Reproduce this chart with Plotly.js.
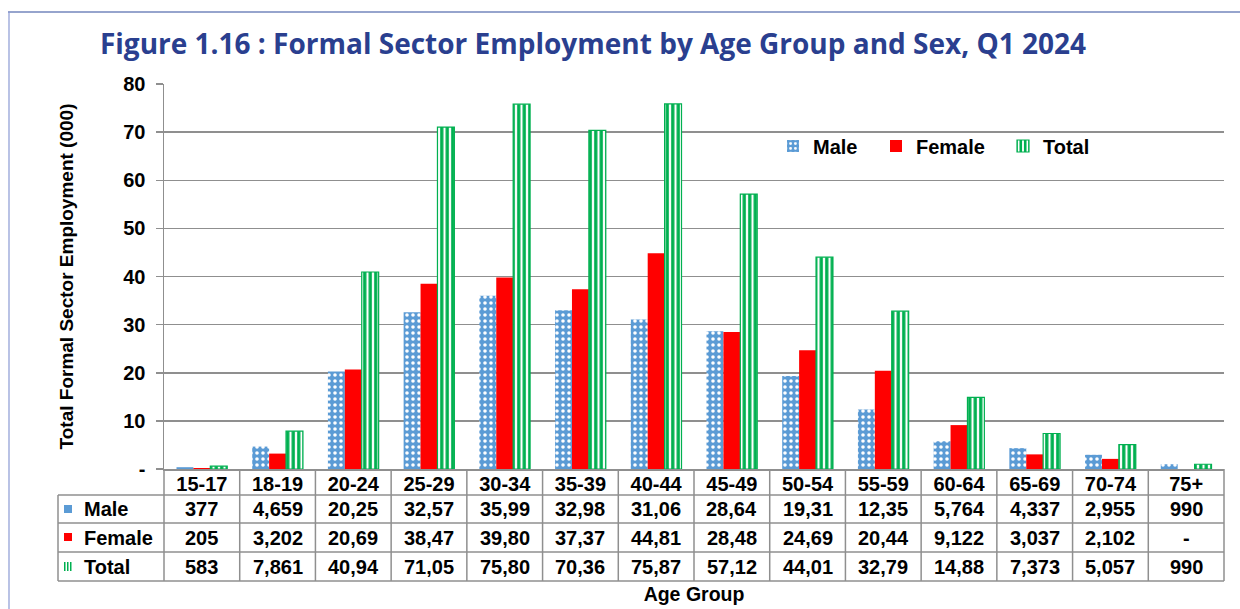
<!DOCTYPE html>
<html>
<head>
<meta charset="utf-8">
<script src="https://cdn.plot.ly/plotly-3.0.1.min.js"></script>
<style>html,body{margin:0;padding:0;background:#fff;}#chart{width:1240px;height:609px;}</style>
</head>
<body>
<div id="chart"></div>
<script>
// ---- data (thousands) ----
const ageGroups = ["15-17","18-19","20-24","25-29","30-34","35-39","40-44","45-49","50-54","55-59","60-64","65-69","70-74","75+"];
const maleValues   = [0.377, 4.659, 20.25, 32.57, 35.99, 32.98, 31.06, 28.64, 19.31, 12.35, 5.764, 4.337, 2.955, 0.990];
const femaleValues = [0.205, 3.202, 20.69, 38.47, 39.80, 37.37, 44.81, 28.48, 24.69, 20.44, 9.122, 3.037, 2.102, 0];
const totalValues  = [0.583, 7.861, 40.94, 71.05, 75.80, 70.36, 75.87, 57.12, 44.01, 32.79, 14.88, 7.373, 5.057, 0.990];
// ---- data table labels as printed ----
const maleLabels   = ["377","4,659","20,25","32,57","35,99","32,98","31,06","28,64","19,31","12,35","5,764","4,337","2,955","990"];
const femaleLabels = ["205","3,202","20,69","38,47","39,80","37,37","44,81","28,48","24,69","20,44","9,122","3,037","2,102","-"];
const totalLabels  = ["583","7,861","40,94","71,05","75,80","70,36","75,87","57,12","44,01","32,79","14,88","7,373","5,057","990"];
const seriesNames = ["Male","Female","Total"];
const yTickVals = [0,10,20,30,40,50,60,70,80];
const yTickText = ["-","10","20","30","40","50","60","70","80"];

// ---- geometry helpers (pixel -> paper) ----
const W = 1240, H = 609;
const L = 164, R = 1224, T = 84, B = 469;
const px = x => (x - L) / (R - L);
const py = y => (B - y) / (B - T);

const FONT = "Liberation Sans, Arial, Helvetica, sans-serif";
const GRID = "#8f8f8f";
const BLUE = "#5b9bd5", RED = "#ff0000", GREEN = "#00b050";
const xIdx = ageGroups.map((_, i) => i);
const TXT = 20;

const traces = [
  {type:"bar", name:seriesNames[0], x:xIdx, y:maleValues, legend:"legend",
   marker:{color:BLUE, line:{width:0}, pattern:{shape:".", fgcolor:"#ffffff", bgcolor:BLUE, size:6, solidity:0.28, fillmode:"replace"}},
   hovertemplate:"%{y}<extra>Male</extra>"},
  {type:"bar", name:seriesNames[1], x:xIdx, y:femaleValues, legend:"legend2",
   marker:{color:RED, line:{width:0}},
   hovertemplate:"%{y}<extra>Female</extra>"},
  {type:"bar", name:seriesNames[2], x:xIdx, y:totalValues, legend:"legend3",
   marker:{color:GREEN, line:{width:1.2, color:GREEN}, pattern:{shape:"|", fgcolor:GREEN, bgcolor:"#ffffff", size:5.5, solidity:0.6, fillmode:"replace"}},
   hovertemplate:"%{y}<extra>Total</extra>"}
];

const shapes = [];
const annotations = [];
const lineStyle = {color:GRID, width:1.5};
// horizontal table lines
[495, 523, 552, 581].forEach(y => shapes.push({type:"line", xref:"paper", yref:"paper", x0:px(58), x1:px(R), y0:py(y), y1:py(y), line:lineStyle, layer:"above"}));
// vertical table lines at category boundaries
for (let k = 0; k <= ageGroups.length; k++) {
  shapes.push({type:"line", xref:"paper", yref:"paper", x0:k/ageGroups.length, x1:k/ageGroups.length, y0:py(B), y1:py(581), line:lineStyle, layer:"above"});
}
shapes.push({type:"line", xref:"paper", yref:"paper", x0:px(58), x1:px(58), y0:py(495), y1:py(581), line:lineStyle});
// legend keys in table
shapes.push({type:"rect", xref:"paper", yref:"paper", x0:px(64), x1:px(72), y0:py(505), y1:py(513), fillcolor:BLUE, line:{width:0}});
shapes.push({type:"rect", xref:"paper", yref:"paper", x0:px(64), x1:px(72), y0:py(533), y1:py(541), fillcolor:RED, line:{width:0}});
[64, 67, 70].forEach(x => shapes.push({type:"rect", xref:"paper", yref:"paper", x0:px(x), x1:px(x+1.5), y0:py(562), y1:py(571), fillcolor:GREEN, line:{width:0}}));
// outer frame (blue, top and left)
shapes.push({type:"line", xref:"paper", yref:"paper", x0:px(8), x1:px(1240), y0:py(12), y1:py(12), line:{color:"#2f4a9c", width:1.2}});
shapes.push({type:"line", xref:"paper", yref:"paper", x0:px(9), x1:px(9), y0:py(12), y1:py(609), line:{color:"#8b9ad4", width:1.2}});

const rows = [[maleLabels, 509], [femaleLabels, 537.5], [totalLabels, 566.5]];
rows.forEach(([labels, yc], r) => {
  annotations.push({xref:"paper", yref:"paper", x:px(82), y:py(yc), xanchor:"left", yanchor:"middle", showarrow:false,
    text:seriesNames[r], font:{family:FONT, size:TXT, color:"#000", weight:"bold"}});
  labels.forEach((t, i) => annotations.push({xref:"x", yref:"paper", x:i, y:py(yc), xanchor:"center", yanchor:"middle", showarrow:false,
    text:t, font:{family:FONT, size:TXT, color:"#000", weight:"bold"}}));
});

const legendBase = {orientation:"h", yanchor:"middle", y:py(146), xanchor:"left", bgcolor:"rgba(0,0,0,0)",
  font:{family:FONT, size:TXT, color:"#000", weight:"bold"}, itemclick:false, itemdoubleclick:false};

const layout = {
  width:W, height:H,
  margin:{l:L, r:W-R, t:T, b:H-B, pad:0},
  paper_bgcolor:"#ffffff", plot_bgcolor:"#ffffff",
  font:{family:FONT, color:"#000"},
  title:{text:"Figure 1.16 : Formal Sector Employment by Age Group and Sex, Q1 2024",
    x:593/W, xanchor:"center", y:1-44/H, yanchor:"middle", xref:"container", yref:"container",
    font:{family:"Open Sans, sans-serif", size:28, color:"#2a3f8f", weight:"bold"}},
  barmode:"group", bargap:0.33, bargroupgap:0,
  xaxis:{type:"linear", range:[-0.5, ageGroups.length-0.5], tickvals:xIdx, ticktext:ageGroups,
    showgrid:false, zeroline:false, showline:true, linecolor:GRID, linewidth:1.5, ticks:"",
    ticklabelstandoff:-4,
    tickfont:{family:FONT, size:TXT, color:"#000", weight:"bold"}, fixedrange:true,
    title:{text:"Age Group", standoff:94, font:{family:FONT, size:19.5, color:"#000", weight:"bold"}}},
  yaxis:{range:[0,80], tickvals:yTickVals, ticktext:yTickText, showgrid:true, gridcolor:GRID, gridwidth:1.5,
    zeroline:false, showline:true, linecolor:GRID, linewidth:1.5, ticks:"outside", ticklen:7, tickcolor:GRID, tickwidth:1.5,
    ticklabelstandoff:6,
    tickfont:{family:FONT, size:TXT, color:"#000", weight:"bold"}, fixedrange:true,
    title:{text:"Total Formal Sector Employment (000)", standoff:44, font:{family:FONT, size:19, color:"#000", weight:"bold"}}},
  legend: Object.assign({}, legendBase, {x:px(773)}),
  legend2: Object.assign({}, legendBase, {x:px(876)}),
  legend3: Object.assign({}, legendBase, {x:px(1003)}),
  shapes:shapes, annotations:annotations, showlegend:true
};

Plotly.newPlot("chart", traces, layout, {displayModeBar:false, staticPlot:true});
</script>
</body>
</html>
§
Goal of the exercise: Except for the pictures, print the data above exactly.

Task response:
Reproduce this chart with Plotly.js.
<!DOCTYPE html>
<html>
<head>
<meta charset="utf-8">
<script src="https://cdn.plot.ly/plotly-3.0.1.min.js"></script>
<style>html,body{margin:0;padding:0;background:#fff;}#chart{width:1240px;height:609px;}</style>
</head>
<body>
<div id="chart"></div>
<script>
// ---- data (thousands) ----
const ageGroups = ["15-17","18-19","20-24","25-29","30-34","35-39","40-44","45-49","50-54","55-59","60-64","65-69","70-74","75+"];
const maleValues   = [0.377, 4.659, 20.25, 32.57, 35.99, 32.98, 31.06, 28.64, 19.31, 12.35, 5.764, 4.337, 2.955, 0.990];
const femaleValues = [0.205, 3.202, 20.69, 38.47, 39.80, 37.37, 44.81, 28.48, 24.69, 20.44, 9.122, 3.037, 2.102, 0];
const totalValues  = [0.583, 7.861, 40.94, 71.05, 75.80, 70.36, 75.87, 57.12, 44.01, 32.79, 14.88, 7.373, 5.057, 0.990];
// ---- data table labels as printed ----
const maleLabels   = ["377","4,659","20,25","32,57","35,99","32,98","31,06","28,64","19,31","12,35","5,764","4,337","2,955","990"];
const femaleLabels = ["205","3,202","20,69","38,47","39,80","37,37","44,81","28,48","24,69","20,44","9,122","3,037","2,102","-"];
const totalLabels  = ["583","7,861","40,94","71,05","75,80","70,36","75,87","57,12","44,01","32,79","14,88","7,373","5,057","990"];
const seriesNames = ["Male","Female","Total"];
const yTickVals = [0,10,20,30,40,50,60,70,80];
const yTickText = ["-","10","20","30","40","50","60","70","80"];

// ---- geometry helpers (pixel -> paper) ----
const W = 1240, H = 609;
const L = 164, R = 1224, T = 84, B = 469;
const px = x => (x - L) / (R - L);
const py = y => (B - y) / (B - T);

const FONT = "Liberation Sans, Arial, Helvetica, sans-serif";
const GRID = "#8f8f8f";
const BLUE = "#5b9bd5", RED = "#ff0000", GREEN = "#00b050";
const xIdx = ageGroups.map((_, i) => i);
const TXT = 20;

const traces = [
  {type:"bar", name:seriesNames[0], x:xIdx, y:maleValues, legend:"legend",
   marker:{color:BLUE, line:{width:0}, pattern:{shape:".", fgcolor:"#ffffff", bgcolor:BLUE, size:6, solidity:0.28, fillmode:"replace"}},
   hovertemplate:"%{y}<extra>Male</extra>"},
  {type:"bar", name:seriesNames[1], x:xIdx, y:femaleValues, legend:"legend2",
   marker:{color:RED, line:{width:0}},
   hovertemplate:"%{y}<extra>Female</extra>"},
  {type:"bar", name:seriesNames[2], x:xIdx, y:totalValues, legend:"legend3",
   marker:{color:GREEN, line:{width:1.2, color:GREEN}, pattern:{shape:"|", fgcolor:GREEN, bgcolor:"#ffffff", size:5.5, solidity:0.6, fillmode:"replace"}},
   hovertemplate:"%{y}<extra>Total</extra>"}
];

const shapes = [];
const annotations = [];
const lineStyle = {color:GRID, width:1.5};
// horizontal table lines
[495, 523, 552, 581].forEach(y => shapes.push({type:"line", xref:"paper", yref:"paper", x0:px(58), x1:px(R), y0:py(y), y1:py(y), line:lineStyle, layer:"above"}));
// vertical table lines at category boundaries
for (let k = 0; k <= ageGroups.length; k++) {
  shapes.push({type:"line", xref:"paper", yref:"paper", x0:k/ageGroups.length, x1:k/ageGroups.length, y0:py(B), y1:py(581), line:lineStyle, layer:"above"});
}
shapes.push({type:"line", xref:"paper", yref:"paper", x0:px(58), x1:px(58), y0:py(495), y1:py(581), line:lineStyle});
// legend keys in table
shapes.push({type:"rect", xref:"paper", yref:"paper", x0:px(64), x1:px(72), y0:py(505), y1:py(513), fillcolor:BLUE, line:{width:0}});
shapes.push({type:"rect", xref:"paper", yref:"paper", x0:px(64), x1:px(72), y0:py(533), y1:py(541), fillcolor:RED, line:{width:0}});
[64, 67, 70].forEach(x => shapes.push({type:"rect", xref:"paper", yref:"paper", x0:px(x), x1:px(x+1.5), y0:py(562), y1:py(571), fillcolor:GREEN, line:{width:0}}));
// outer frame (blue, top and left)
shapes.push({type:"line", xref:"paper", yref:"paper", x0:px(8), x1:px(1240), y0:py(12), y1:py(12), line:{color:"#2f4a9c", width:1.2}});
shapes.push({type:"line", xref:"paper", yref:"paper", x0:px(9), x1:px(9), y0:py(12), y1:py(609), line:{color:"#8b9ad4", width:1.2}});

const rows = [[maleLabels, 509], [femaleLabels, 537.5], [totalLabels, 566.5]];
rows.forEach(([labels, yc], r) => {
  annotations.push({xref:"paper", yref:"paper", x:px(82), y:py(yc), xanchor:"left", yanchor:"middle", showarrow:false,
    text:seriesNames[r], font:{family:FONT, size:TXT, color:"#000", weight:"bold"}});
  labels.forEach((t, i) => annotations.push({xref:"x", yref:"paper", x:i, y:py(yc), xanchor:"center", yanchor:"middle", showarrow:false,
    text:t, font:{family:FONT, size:TXT, color:"#000", weight:"bold"}}));
});

const legendBase = {orientation:"h", yanchor:"middle", y:py(146), xanchor:"left", bgcolor:"rgba(0,0,0,0)",
  font:{family:FONT, size:TXT, color:"#000", weight:"bold"}, itemclick:false, itemdoubleclick:false};

const layout = {
  width:W, height:H,
  margin:{l:L, r:W-R, t:T, b:H-B, pad:0},
  paper_bgcolor:"#ffffff", plot_bgcolor:"#ffffff",
  font:{family:FONT, color:"#000"},
  title:{text:"Figure 1.16 : Formal Sector Employment by Age Group and Sex, Q1 2024",
    x:593/W, xanchor:"center", y:1-44/H, yanchor:"middle", xref:"container", yref:"container",
    font:{family:"Open Sans, sans-serif", size:28, color:"#2a3f8f", weight:"bold"}},
  barmode:"group", bargap:0.33, bargroupgap:0,
  xaxis:{type:"linear", range:[-0.5, ageGroups.length-0.5], tickvals:xIdx, ticktext:ageGroups,
    showgrid:false, zeroline:false, showline:true, linecolor:GRID, linewidth:1.5, ticks:"",
    ticklabelstandoff:-4,
    tickfont:{family:FONT, size:TXT, color:"#000", weight:"bold"}, fixedrange:true,
    title:{text:"Age Group", standoff:94, font:{family:FONT, size:19.5, color:"#000", weight:"bold"}}},
  yaxis:{range:[0,80], tickvals:yTickVals, ticktext:yTickText, showgrid:true, gridcolor:GRID, gridwidth:1.5,
    zeroline:false, showline:true, linecolor:GRID, linewidth:1.5, ticks:"outside", ticklen:7, tickcolor:GRID, tickwidth:1.5,
    ticklabelstandoff:6,
    tickfont:{family:FONT, size:TXT, color:"#000", weight:"bold"}, fixedrange:true,
    title:{text:"Total Formal Sector Employment (000)", standoff:44, font:{family:FONT, size:19, color:"#000", weight:"bold"}}},
  legend: Object.assign({}, legendBase, {x:px(773)}),
  legend2: Object.assign({}, legendBase, {x:px(876)}),
  legend3: Object.assign({}, legendBase, {x:px(1003)}),
  shapes:shapes, annotations:annotations, showlegend:true
};

Plotly.newPlot("chart", traces, layout, {displayModeBar:false, staticPlot:true});
</script>
</body>
</html>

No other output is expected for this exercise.